Most BG2 players are powergamers who consider BG1 as work to be done in order to be able to get a more powerful character in BG2. (If there was BG3 they'd consider the goal of BG2 the ability to start BG3 with a stronger character too.)
Don't be one of those. BG deserves to be played and enjoyed as the great game it was, even if you're a powergamer try to get your character powerful in BG1, not after the game is over.
If you want a strong BG2 character just use an editor on your starting character then, it's easier and has the same effects, don't spoil your BG experience for it.
I actually prefer BG1 to BG2. However, I do try to play the entire saga, through to Throne of Bhaal, with the same character. Also, I HATE using trainers or hacks, unless it is to correct a problem in the game; mods are fine, but I refuse to edit my character at all once I have created him/her in Candlekeep.

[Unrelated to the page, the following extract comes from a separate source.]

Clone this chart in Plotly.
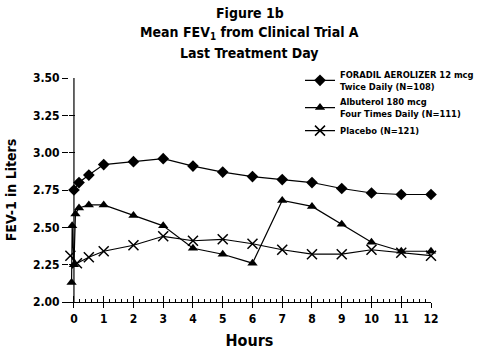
import plotly.graph_objects as go

# Data
foradil_x = [0, 0.17, 0.5, 1, 2, 3, 4, 5, 6, 7, 8, 9, 10, 11, 12]
foradil_y = [2.75, 2.80, 2.85, 2.92, 2.94, 2.96, 2.91, 2.87, 2.84, 2.82, 2.80, 2.76, 2.73, 2.72, 2.72]

albuterol_x = [-0.08, -0.06, 0.0, 0.05, 0.17, 0.5, 1, 2, 3, 4, 5, 6, 7, 8, 9, 10, 11, 12]
albuterol_y = [2.13, 2.51, 2.25, 2.59, 2.63, 2.65, 2.65, 2.58, 2.51, 2.36, 2.32, 2.26, 2.68, 2.64, 2.52, 2.40, 2.34, 2.34]

placebo_x = [-0.12, 0.1, 0.5, 1, 2, 3, 4, 5, 6, 7, 8, 9, 10, 11, 12]
placebo_y = [2.31, 2.26, 2.30, 2.34, 2.38, 2.44, 2.41, 2.42, 2.39, 2.35, 2.32, 2.32, 2.35, 2.33, 2.31]

names = ["FORADIL AEROLIZER 12 mcg<br>Twice Daily (N=108)",
         "Albuterol 180 mcg<br>Four Times Daily (N=111)",
         "Placebo (N=121)"]

title_lines = ["Figure 1b", "Mean FEV<sub>1</sub> from Clinical Trial A", "Last Treatment Day"]

x_ticks = list(range(0, 13))
y_ticks = [2.00, 2.25, 2.50, 2.75, 3.00, 3.25, 3.50]

FONT = "DejaVu Sans Condensed, Liberation Sans Narrow, sans-serif"

fig = go.Figure()
line = dict(color="black", width=1.2)
fig.add_trace(go.Scatter(x=foradil_x, y=foradil_y, name="<b>" + names[0] + "</b>",
                         mode="lines+markers", line=line,
                         marker=dict(symbol="diamond", size=9, color="black"), cliponaxis=False))
fig.add_trace(go.Scatter(x=albuterol_x, y=albuterol_y, name="<b>" + names[1] + "</b>",
                         mode="lines+markers", line=line,
                         marker=dict(symbol="triangle-up", size=9, color="black"), cliponaxis=False))
fig.add_trace(go.Scatter(x=placebo_x, y=placebo_y, name="<b>" + names[2] + "</b>",
                         mode="lines+markers", line=line,
                         marker=dict(symbol="x-thin-open", size=10, color="black",
                                     line=dict(color="black", width=1.5)), cliponaxis=False))
# helper trace for overlay axes (tick marks on inner side)
fig.add_trace(go.Scatter(x=[None], y=[None], xaxis="x2", yaxis="y2", showlegend=False,
                         hoverinfo="skip"))

tickfont = dict(family=FONT, size=12, color="black")
fig.update_layout(
    width=480, height=353,
    margin=dict(l=68, r=49, t=78, b=51, autoexpand=False),
    paper_bgcolor="white", plot_bgcolor="white",
    font=dict(family=FONT, color="black"),
    showlegend=True,
    legend=dict(xref="container", yref="container", x=0.625, y=0.825,
                xanchor="left", yanchor="top",
                font=dict(family=FONT, size=9.3, color="black"),
                bgcolor="rgba(0,0,0,0)", tracegroupgap=8, itemwidth=30),
    xaxis=dict(range=[-0.2, 12], tickvals=x_ticks, ticktext=[f"<b>{v}</b>" for v in x_ticks],
               ticks="outside", ticklen=5, automargin=False,
               tickwidth=1.2, tickcolor="black", showline=True, linecolor="black",
               linewidth=1.2, showgrid=False, zeroline=False,
               tickfont=tickfont,
               title=dict(text="<b>Hours</b>", font=dict(family=FONT, size=16), standoff=10)),
    yaxis=dict(range=[2.0, 3.5], tickvals=y_ticks, ticktext=[f"<b>{v:.2f}</b>" for v in y_ticks],
               ticks="outside", automargin=False,
               ticklen=6, tickwidth=1.2, tickcolor="black", showline=False,
               showgrid=False, zeroline=False, anchor="free", position=0.0,
               tickfont=tickfont,
               title=dict(text="<b>FEV-1 in Liters</b>", font=dict(family=FONT, size=14), standoff=12)),
    xaxis2=dict(overlaying="x", range=[-0.2, 12], tickvals=x_ticks, ticks="inside",
                ticklen=6, tickwidth=1.2, tickcolor="black", showticklabels=False,
                showgrid=False, zeroline=False, anchor="y2", side="bottom",
                minor=dict(dtick=0.2, tick0=0, ticks="inside", ticklen=3, tickwidth=1,
                           tickcolor="black")),
    yaxis2=dict(overlaying="y", range=[2.0, 3.5], tickvals=y_ticks, ticks="inside",
                ticklen=6, tickwidth=1.2, tickcolor="black", showticklabels=False,
                showgrid=False, zeroline=False, anchor="free", position=0.0, side="left"),
)

for i, (txt, ypx) in enumerate(zip(title_lines, [13, 33, 53])):
    fig.add_annotation(text="<b>" + txt + "</b>", xref="paper", yref="paper",
                       x=0.5, y=1 + (78 - ypx) / 224, xanchor="center", yanchor="middle",
                       showarrow=False, font=dict(family=FONT, size=14, color="black"))

# y axis line at x = 0
fig.add_shape(type="line", xref="x", yref="y", x0=0, x1=0, y0=2.0, y1=3.5,
              line=dict(color="black", width=1.2))

fig.write_html("out.html")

Thus, I like to get the character the way I like him/her before I even set foot into Candlekeep, so that is where I was coming from with my advice. Honestly, though, I think a well made character is more important at the lower levels anyway, since any mistake is that much less forgiving.

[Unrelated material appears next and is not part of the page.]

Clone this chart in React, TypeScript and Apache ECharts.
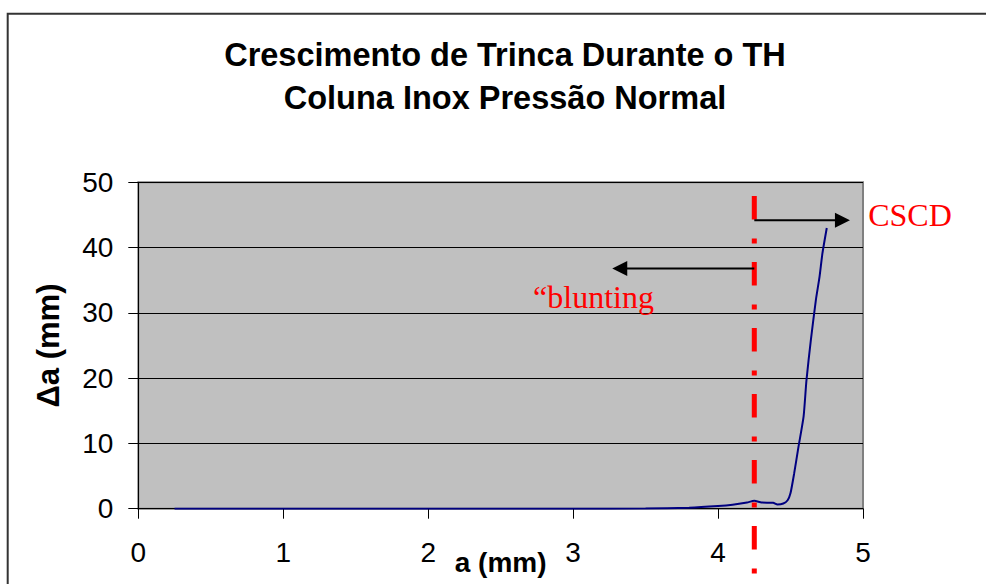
import React, { useEffect, useRef } from "react";
import * as echarts from "echarts";

// ---- data ----
const TITLE_LINES = ["Crescimento de Trinca Durante o TH", "Coluna Inox Pressão Normal"];
const X_NAME = "a (mm)";
const Y_NAME = "Δa (mm)";
const X_VALUES = [0.25, 1, 2, 3, 3.5, 3.8, 4.0, 4.1, 4.2, 4.25, 4.3, 4.38, 4.41, 4.45, 4.48, 4.5, 4.525, 4.555, 4.59, 4.61, 4.64, 4.675, 4.7, 4.72, 4.75];
const Y_VALUES = [0, 0, 0, 0, 0.02, 0.15, 0.4, 0.6, 0.95, 1.2, 0.95, 0.9, 0.65, 0.8, 1.3, 2.4, 5.4, 9.5, 14.1, 19.7, 25.8, 32, 35.5, 39.1, 43];
const X_TICKS = { min: 0, max: 5, interval: 1 };
const Y_TICKS = { min: 0, max: 50, interval: 10 };

// annotations (data coordinates)
const CUT_X = 4.25;
const CUT_Y_TOP = 47.9;
const CUT_Y_BOTTOM = -10.2;
const ARROW_RIGHT = { y: 44.2, toX: 4.91 };
const ARROW_LEFT = { y: 36.8, toX: 3.27 };
const LABEL_CSCD = { text: "CSCD", x: 5.036, y: 45.0 };
const LABEL_BLUNT = { text: "\u201cblunting", x: 2.724, y: 32.4 };

const SANS = "'Liberation Sans', Arial, sans-serif";
const SERIF = "'Liberation Serif', 'Times New Roman', serif";

export default function App() {
  const ref = useRef<HTMLDivElement>(null);

  useEffect(() => {
    if (!ref.current) return;
    const chart = echarts.init(ref.current, undefined, { renderer: "svg" });
    const data = X_VALUES.map((x, i) => [x, Y_VALUES[i]]);

    chart.setOption({
      animation: false,
      backgroundColor: "#ffffff",
      title: {
        text: TITLE_LINES.join("\n"),
        left: 505,
        top: 33,
        padding: 0,
        textAlign: "center",
        textStyle: {
          fontFamily: SANS,
          fontWeight: "bold",
          fontSize: 32.5,
          lineHeight: 43,
          color: "#000",
        },
      },
      grid: {
        left: 138.3,
        top: 182.3,
        width: 724.7,
        height: 326.4,
        show: true,
        backgroundColor: "#C0C0C0",
        borderColor: "#808080",
        borderWidth: 2,
        containLabel: false,
        outerBoundsMode: "none",
      },
      xAxis: {
        type: "value",
        min: X_TICKS.min,
        max: X_TICKS.max,
        interval: X_TICKS.interval,
        name: X_NAME,
        nameLocation: "middle",
        nameGap: 40,
        nameMoveOverlap: false,
        nameTextStyle: { fontFamily: SANS, fontWeight: "bold", fontSize: 28, color: "#000" },
        axisLine: { show: true, onZero: false, lineStyle: { color: "#000", width: 1 } },
        axisTick: { show: true, inside: false, length: 10, lineStyle: { color: "#000" } },
        axisLabel: { fontFamily: SANS, fontSize: 28, color: "#000", margin: 30 },
        splitLine: { show: false },
      },
      yAxis: {
        type: "value",
        min: Y_TICKS.min,
        max: Y_TICKS.max,
        interval: Y_TICKS.interval,
        name: Y_NAME,
        nameLocation: "middle",
        nameGap: 74,
        nameRotate: 90,
        nameMoveOverlap: false,
        nameTextStyle: { fontFamily: SANS, fontWeight: "bold", fontSize: 31, color: "#000" },
        axisLine: { show: true, onZero: false, lineStyle: { color: "#000", width: 1 } },
        axisTick: { show: true, inside: false, length: 10, lineStyle: { color: "#000" } },
        axisLabel: { fontFamily: SANS, fontSize: 28, color: "#000", margin: 25 },
        splitLine: { show: true, lineStyle: { color: "#000", width: 1 } },
      },
      series: [
        {
          type: "line",
          data,
          showSymbol: false,
          smooth: 0.2,
          lineStyle: { color: "#000080", width: 2 },
          z: 3,
        },
      ],
    });

    const px = (x: number, y: number) =>
      chart.convertToPixel({ xAxisIndex: 0, yAxisIndex: 0 }, [x, y]) as number[];

    const cutTop = px(CUT_X, CUT_Y_TOP);
    const cutBot = px(CUT_X, CUT_Y_BOTTOM);
    const rFrom = px(CUT_X, ARROW_RIGHT.y);
    const rTo = px(ARROW_RIGHT.toX, ARROW_RIGHT.y);
    const lFrom = px(CUT_X, ARROW_LEFT.y);
    const lTo = px(ARROW_LEFT.toX, ARROW_LEFT.y);
    const cscd = px(LABEL_CSCD.x, LABEL_CSCD.y);
    const blunt = px(LABEL_BLUNT.x, LABEL_BLUNT.y);
    const headLen = 15;
    const headHalf = 7.5;

    chart.setOption({
      graphic: [
        {
          type: "rect",
          shape: { x: 7.7, y: 13.7, width: 1000, height: 600 },
          style: { fill: "none", stroke: "#333", lineWidth: 2 },
          z: 10,
          silent: true,
        },
        {
          type: "line",
          shape: { x1: cutTop[0], y1: cutTop[1], x2: cutBot[0], y2: cutBot[1] },
          style: { stroke: "#FF0000", lineWidth: 5, lineDash: [23.5, 19, 5, 18.5] },
          z: 20,
        },
        {
          type: "line",
          shape: { x1: rFrom[0], y1: rFrom[1], x2: rTo[0] - headLen + 1, y2: rTo[1] },
          style: { stroke: "#000", lineWidth: 2 },
          z: 20,
        },
        {
          type: "polygon",
          shape: {
            points: [
              [rTo[0], rTo[1]],
              [rTo[0] - headLen, rTo[1] - headHalf],
              [rTo[0] - headLen, rTo[1] + headHalf],
            ],
          },
          style: { fill: "#000" },
          z: 20,
        },
        {
          type: "line",
          shape: { x1: lFrom[0], y1: lFrom[1], x2: lTo[0] + headLen - 1, y2: lTo[1] },
          style: { stroke: "#000", lineWidth: 2 },
          z: 20,
        },
        {
          type: "polygon",
          shape: {
            points: [
              [lTo[0], lTo[1]],
              [lTo[0] + headLen, lTo[1] - headHalf],
              [lTo[0] + headLen, lTo[1] + headHalf],
            ],
          },
          style: { fill: "#000" },
          z: 20,
        },
        {
          type: "text",
          x: cscd[0],
          y: cscd[1],
          style: {
            text: LABEL_CSCD.text,
            fill: "#FF0000",
            font: `32px ${SERIF}`,
            textAlign: "left",
            textVerticalAlign: "middle",
          },
          z: 20,
        },
        {
          type: "text",
          x: blunt[0],
          y: blunt[1],
          style: {
            text: LABEL_BLUNT.text,
            fill: "#FF0000",
            font: `32px ${SERIF}`,
            textAlign: "left",
            textVerticalAlign: "middle",
          },
          z: 20,
        },
      ],
    });

    return () => chart.dispose();
  }, []);

  return (
    <div
      ref={ref}
      style={{ position: "fixed", left: 0, top: 0, width: 986, height: 584 }}
    />
  );
}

As for the rolling: A total score around 80 should be way enough to enjoy the game without too many difficulties. Remember, it shouldn't be about the perfect character, it should be about YOUR character. :)
But, it is just so EASY to roll a 90 or better, that's all. Since the MINIMUM stats the game will ever roll you in character generation is a 75 in total stats, someone could get an 85 within 5 minutes, tops. Why not just roll for 30 minutes and reduce potential hassles (like being able to increase STR on a mage so there aren't as many carry weight problems, or putting some INT/WIS on a fighter to help will appraising minor items once in a while). Making the game less tedious (yes, I find inventory management and having to Identify every minor potion to be 'tedious', sue me :P) in one way or another is not going to detract from the role-play experience one bit, imho.
As a sanity check, for myself, I decided to roll up a couple characters and see how long it took me to get to 90 in all stats. I chose a human fighter and a half-elf cleric/ranger as my test cases (the hardest and the easiest to get good rolls for, iirc)
4 minutes -> 84 total stats
6 minutes -> 86 total stats
8 minutes -> 88 total stats
11 minutes -> 90 total stats
Before first roll -> 85 total stats
8 rolls -> 88 total stats
13 rolls -> 91 total stats
Note that the Cleric/Ranger was in number of rolls, NOT minutes.
Every other race/class combo is going to fall somewhere between these two. I hardly think rolling for 10 to 15 minutes is that much of a hassle. Not if it will save some aggravation later on down the road.
I don't want to tell people how to play the game or how to have fun, but I do want to make sure they do everything they can to maximize their enjoyment. If they don't care about stats, then they don't need to bother rerolling. However, if they DO care, I thought some rough guidelines might help a little.